*Data provided*.
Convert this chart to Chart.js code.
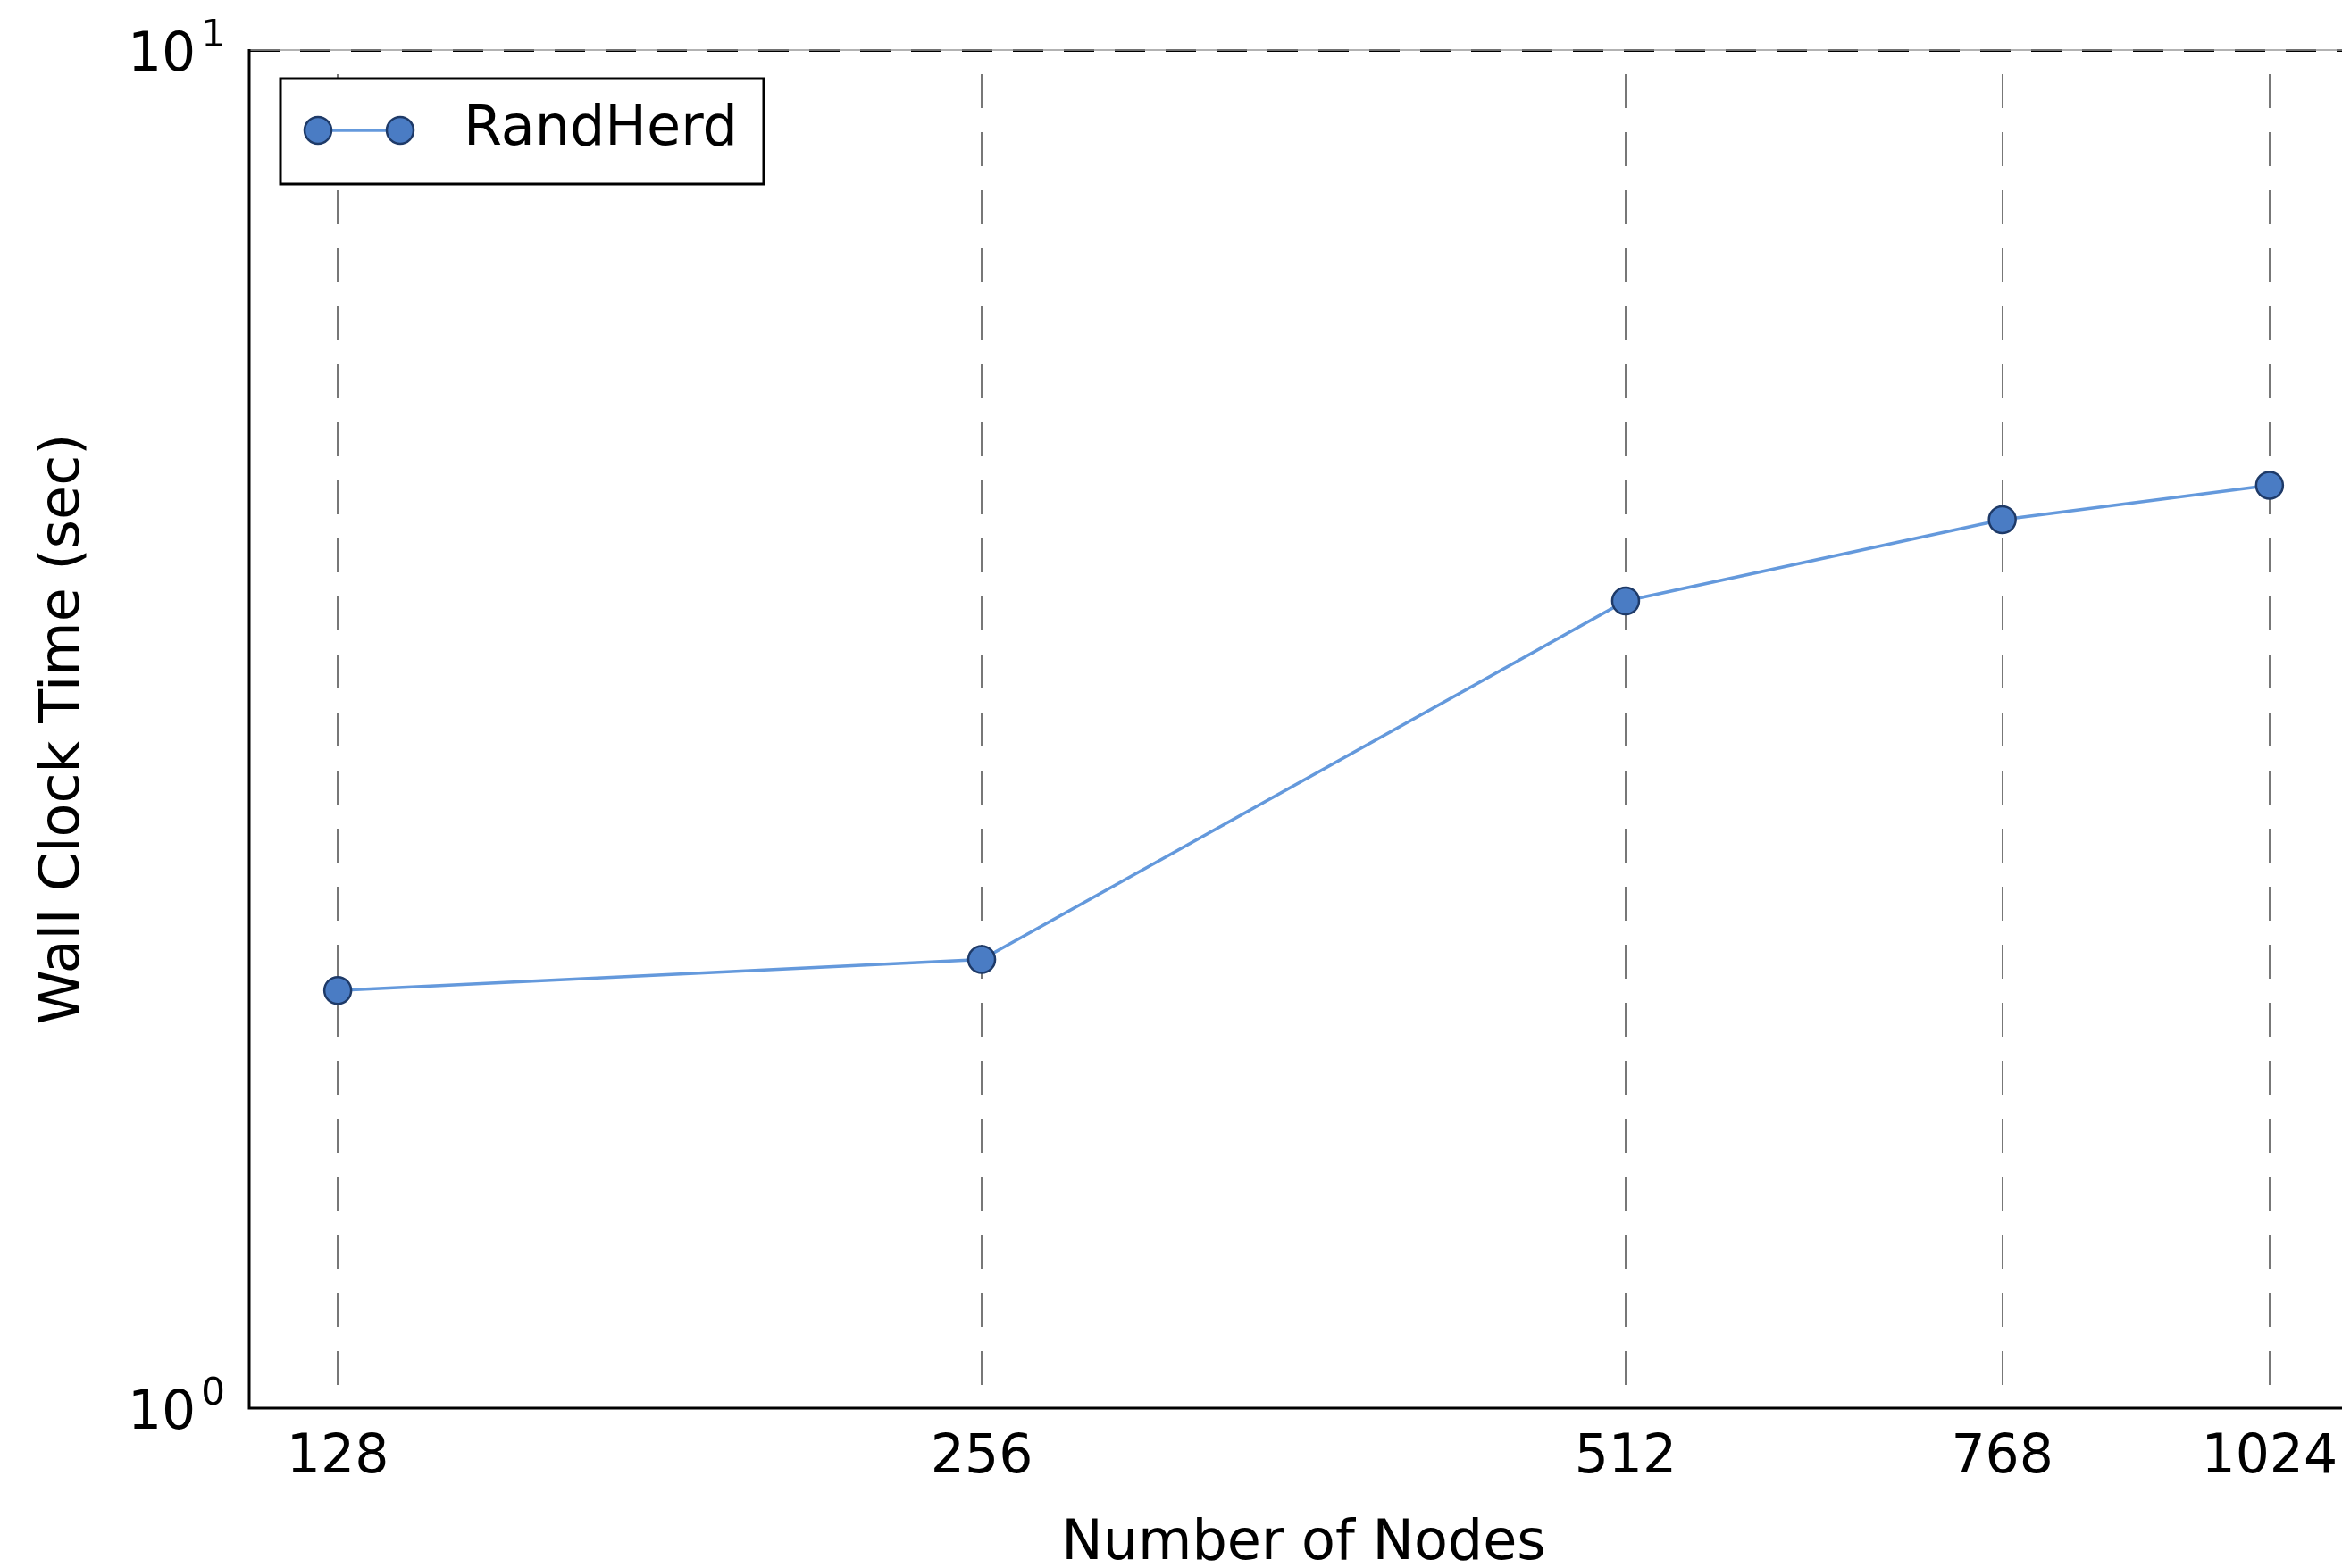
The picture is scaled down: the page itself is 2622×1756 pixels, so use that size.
<!DOCTYPE html>
<html>
<head>
<meta charset="utf-8">
<script src="https://cdn.jsdelivr.net/npm/chart.js@4.4.1/dist/chart.umd.min.js"></script>
<style>
    html, body { margin: 0; padding: 0; background: #fff; overflow: hidden; }
</style>
</head>
<body>
<canvas id="myChart" width="2660" height="1756"></canvas>
<script>
// values
var nodes = [128, 256, 512, 768, 1024];
var wallTime = [2.03, 2.14, 3.93, 4.51, 4.78];
var xTicks = [128, 256, 512, 768, 1024];
var yTicks = [1, 10];
var yTickExp = ['0', '1'];
var seriesName = 'RandHerd';

var lineColor = '#6499dc';
var markerFill = '#4a7cc4';
var markerEdge = '#1e3a68';
var fontFam = '"DejaVu Sans", sans-serif';

// spines (left, bottom solid, top thin grey under the dashed gridline)
var spines = {
    id: 'spines',
    afterDatasetsDraw: function (chart) {
        var a = chart.chartArea, c = chart.ctx;
        c.save();
        c.strokeStyle = '#999';
        c.lineWidth = 1.5;
        c.beginPath();
        c.moveTo(a.left, a.top);
        c.lineTo(a.right, a.top);
        c.stroke();
        c.strokeStyle = '#000';
        c.lineWidth = 3;
        c.beginPath();
        c.moveTo(a.left, a.top - 1);
        c.lineTo(a.left, a.bottom);
        c.lineTo(a.right, a.bottom);
        c.stroke();
        c.restore();
    }
};

// y tick labels as 10 with a raised exponent, like mathtext
var powerLabels = {
    id: 'powerLabels',
    afterDraw: function (chart) {
        var s = chart.scales.y, c = chart.ctx;
        var xr = chart.chartArea.left - 27;
        c.save();
        c.fillStyle = '#000';
        c.textAlign = 'left';
        c.textBaseline = 'alphabetic';
        yTicks.forEach(function (v, i) {
            var py = s.getPixelForValue(v);
            c.font = '42px ' + fontFam;
            var supW = c.measureText(yTickExp[i]).width;
            c.fillText(yTickExp[i], xr - supW, py - 4);
            c.font = '60px ' + fontFam;
            var baseW = c.measureText('10').width;
            c.fillText('10', xr - supW - 6 - baseW, py + 23);
        });
        c.restore();
    }
};

// matplotlib style legend box: line with two markers
var boxLegend = {
    id: 'boxLegend',
    afterDraw: function (chart) {
        var a = chart.chartArea, c = chart.ctx;
        var ds = chart.data.datasets[0];
        var left = a.left + 35, top = a.top + 32, w = 541, h = 118;
        var cy = top + 58;
        c.save();
        c.fillStyle = '#fff';
        c.fillRect(left, top, w, h);
        c.strokeStyle = '#000';
        c.lineWidth = 3;
        c.strokeRect(left, top, w, h);
        c.strokeStyle = ds.borderColor;
        c.lineWidth = ds.borderWidth;
        c.beginPath();
        c.moveTo(left + 42, cy);
        c.lineTo(left + 134, cy);
        c.stroke();
        [left + 42, left + 134].forEach(function (px) {
            c.beginPath();
            c.arc(px, cy, ds.pointRadius, 0, Math.PI * 2);
            c.fillStyle = ds.pointBackgroundColor;
            c.fill();
            c.lineWidth = ds.pointBorderWidth;
            c.strokeStyle = ds.pointBorderColor;
            c.stroke();
        });
        c.fillStyle = '#000';
        c.font = '62px ' + fontFam;
        c.textBaseline = 'middle';
        c.textAlign = 'left';
        c.fillText(ds.label, left + 205, cy);
        c.restore();
    }
};

var ctx = document.getElementById('myChart');
var myChart = new Chart(ctx, {
    type: 'line',
    data: {
        datasets: [{
            label: seriesName,
            data: nodes.map(function (n, i) { return { x: n, y: wallTime[i] }; }),
            fill: false,
            borderColor: lineColor,
            borderWidth: 3.5,
            tension: 0,
            pointRadius: 15,
            pointBorderWidth: 2.5,
            pointBackgroundColor: markerFill,
            pointBorderColor: markerEdge
        }]
    },
    options: {
        responsive: false,
        animation: false,
        devicePixelRatio: 1,
        layout: { padding: { left: 0, top: 56, right: 20, bottom: 0 } },
        plugins: {
            legend: { display: false },
            tooltip: { enabled: false }
        },
        scales: {
            x: {
                type: 'logarithmic',
                min: 128 / 1.1,
                max: 1024 * 1.1,
                afterBuildTicks: function (scale) {
                    scale.ticks = xTicks.map(function (v) { return { value: v }; });
                },
                afterFit: function (scale) { scale.height = 179; },
                ticks: {
                    color: '#000',
                    font: { family: fontFam, size: 60 },
                    padding: 20,
                    maxRotation: 0,
                    autoSkip: false,
                    callback: function (v) { return String(v); }
                },
                grid: {
                    color: '#777',
                    lineWidth: 2,
                    drawTicks: false
                },
                border: { display: false, dash: [38, 27], dashOffset: 38 },
                title: {
                    display: true,
                    text: 'Number of Nodes',
                    color: '#000',
                    font: { family: fontFam, size: 62, lineHeight: 0.85 },
                    padding: { top: 0, bottom: 0 }
                }
            },
            y: {
                type: 'logarithmic',
                min: 1,
                max: 10,
                afterBuildTicks: function (scale) {
                    scale.ticks = yTicks.map(function (v) { return { value: v }; });
                },
                afterFit: function (scale) { scale.width = 279; },
                ticks: { display: false },
                grid: {
                    color: function (c) { return c.tick && c.tick.value === 10 ? '#000' : 'rgba(0,0,0,0)'; },
                    lineWidth: 3,
                    drawTicks: false
                },
                border: { display: false, dash: [34, 23] },
                title: {
                    display: true,
                    text: 'Wall Clock Time (sec)',
                    color: '#000',
                    font: { family: fontFam, size: 62, lineHeight: 1.2 },
                    padding: { top: 35, bottom: 0 }
                }
            }
        }
    },
    plugins: [spines, powerLabels, boxLegend]
});
</script>
</body>
</html>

*Exercise task*.
Copy the data word for word. Pictures do not go in the copy.

*Exercise output*.
Convert this chart to Chart.js code.
The picture is scaled down: the page itself is 2622×1756 pixels, so use that size.
<!DOCTYPE html>
<html>
<head>
<meta charset="utf-8">
<script src="https://cdn.jsdelivr.net/npm/chart.js@4.4.1/dist/chart.umd.min.js"></script>
<style>
    html, body { margin: 0; padding: 0; background: #fff; overflow: hidden; }
</style>
</head>
<body>
<canvas id="myChart" width="2660" height="1756"></canvas>
<script>
// values
var nodes = [128, 256, 512, 768, 1024];
var wallTime = [2.03, 2.14, 3.93, 4.51, 4.78];
var xTicks = [128, 256, 512, 768, 1024];
var yTicks = [1, 10];
var yTickExp = ['0', '1'];
var seriesName = 'RandHerd';

var lineColor = '#6499dc';
var markerFill = '#4a7cc4';
var markerEdge = '#1e3a68';
var fontFam = '"DejaVu Sans", sans-serif';

// spines (left, bottom solid, top thin grey under the dashed gridline)
var spines = {
    id: 'spines',
    afterDatasetsDraw: function (chart) {
        var a = chart.chartArea, c = chart.ctx;
        c.save();
        c.strokeStyle = '#999';
        c.lineWidth = 1.5;
        c.beginPath();
        c.moveTo(a.left, a.top);
        c.lineTo(a.right, a.top);
        c.stroke();
        c.strokeStyle = '#000';
        c.lineWidth = 3;
        c.beginPath();
        c.moveTo(a.left, a.top - 1);
        c.lineTo(a.left, a.bottom);
        c.lineTo(a.right, a.bottom);
        c.stroke();
        c.restore();
    }
};

// y tick labels as 10 with a raised exponent, like mathtext
var powerLabels = {
    id: 'powerLabels',
    afterDraw: function (chart) {
        var s = chart.scales.y, c = chart.ctx;
        var xr = chart.chartArea.left - 27;
        c.save();
        c.fillStyle = '#000';
        c.textAlign = 'left';
        c.textBaseline = 'alphabetic';
        yTicks.forEach(function (v, i) {
            var py = s.getPixelForValue(v);
            c.font = '42px ' + fontFam;
            var supW = c.measureText(yTickExp[i]).width;
            c.fillText(yTickExp[i], xr - supW, py - 4);
            c.font = '60px ' + fontFam;
            var baseW = c.measureText('10').width;
            c.fillText('10', xr - supW - 6 - baseW, py + 23);
        });
        c.restore();
    }
};

// matplotlib style legend box: line with two markers
var boxLegend = {
    id: 'boxLegend',
    afterDraw: function (chart) {
        var a = chart.chartArea, c = chart.ctx;
        var ds = chart.data.datasets[0];
        var left = a.left + 35, top = a.top + 32, w = 541, h = 118;
        var cy = top + 58;
        c.save();
        c.fillStyle = '#fff';
        c.fillRect(left, top, w, h);
        c.strokeStyle = '#000';
        c.lineWidth = 3;
        c.strokeRect(left, top, w, h);
        c.strokeStyle = ds.borderColor;
        c.lineWidth = ds.borderWidth;
        c.beginPath();
        c.moveTo(left + 42, cy);
        c.lineTo(left + 134, cy);
        c.stroke();
        [left + 42, left + 134].forEach(function (px) {
            c.beginPath();
            c.arc(px, cy, ds.pointRadius, 0, Math.PI * 2);
            c.fillStyle = ds.pointBackgroundColor;
            c.fill();
            c.lineWidth = ds.pointBorderWidth;
            c.strokeStyle = ds.pointBorderColor;
            c.stroke();
        });
        c.fillStyle = '#000';
        c.font = '62px ' + fontFam;
        c.textBaseline = 'middle';
        c.textAlign = 'left';
        c.fillText(ds.label, left + 205, cy);
        c.restore();
    }
};

var ctx = document.getElementById('myChart');
var myChart = new Chart(ctx, {
    type: 'line',
    data: {
        datasets: [{
            label: seriesName,
            data: nodes.map(function (n, i) { return { x: n, y: wallTime[i] }; }),
            fill: false,
            borderColor: lineColor,
            borderWidth: 3.5,
            tension: 0,
            pointRadius: 15,
            pointBorderWidth: 2.5,
            pointBackgroundColor: markerFill,
            pointBorderColor: markerEdge
        }]
    },
    options: {
        responsive: false,
        animation: false,
        devicePixelRatio: 1,
        layout: { padding: { left: 0, top: 56, right: 20, bottom: 0 } },
        plugins: {
            legend: { display: false },
            tooltip: { enabled: false }
        },
        scales: {
            x: {
                type: 'logarithmic',
                min: 128 / 1.1,
                max: 1024 * 1.1,
                afterBuildTicks: function (scale) {
                    scale.ticks = xTicks.map(function (v) { return { value: v }; });
                },
                afterFit: function (scale) { scale.height = 179; },
                ticks: {
                    color: '#000',
                    font: { family: fontFam, size: 60 },
                    padding: 20,
                    maxRotation: 0,
                    autoSkip: false,
                    callback: function (v) { return String(v); }
                },
                grid: {
                    color: '#777',
                    lineWidth: 2,
                    drawTicks: false
                },
                border: { display: false, dash: [38, 27], dashOffset: 38 },
                title: {
                    display: true,
                    text: 'Number of Nodes',
                    color: '#000',
                    font: { family: fontFam, size: 62, lineHeight: 0.85 },
                    padding: { top: 0, bottom: 0 }
                }
            },
            y: {
                type: 'logarithmic',
                min: 1,
                max: 10,
                afterBuildTicks: function (scale) {
                    scale.ticks = yTicks.map(function (v) { return { value: v }; });
                },
                afterFit: function (scale) { scale.width = 279; },
                ticks: { display: false },
                grid: {
                    color: function (c) { return c.tick && c.tick.value === 10 ? '#000' : 'rgba(0,0,0,0)'; },
                    lineWidth: 3,
                    drawTicks: false
                },
                border: { display: false, dash: [34, 23] },
                title: {
                    display: true,
                    text: 'Wall Clock Time (sec)',
                    color: '#000',
                    font: { family: fontFam, size: 62, lineHeight: 1.2 },
                    padding: { top: 35, bottom: 0 }
                }
            }
        }
    },
    plugins: [spines, powerLabels, boxLegend]
});
</script>
</body>
</html>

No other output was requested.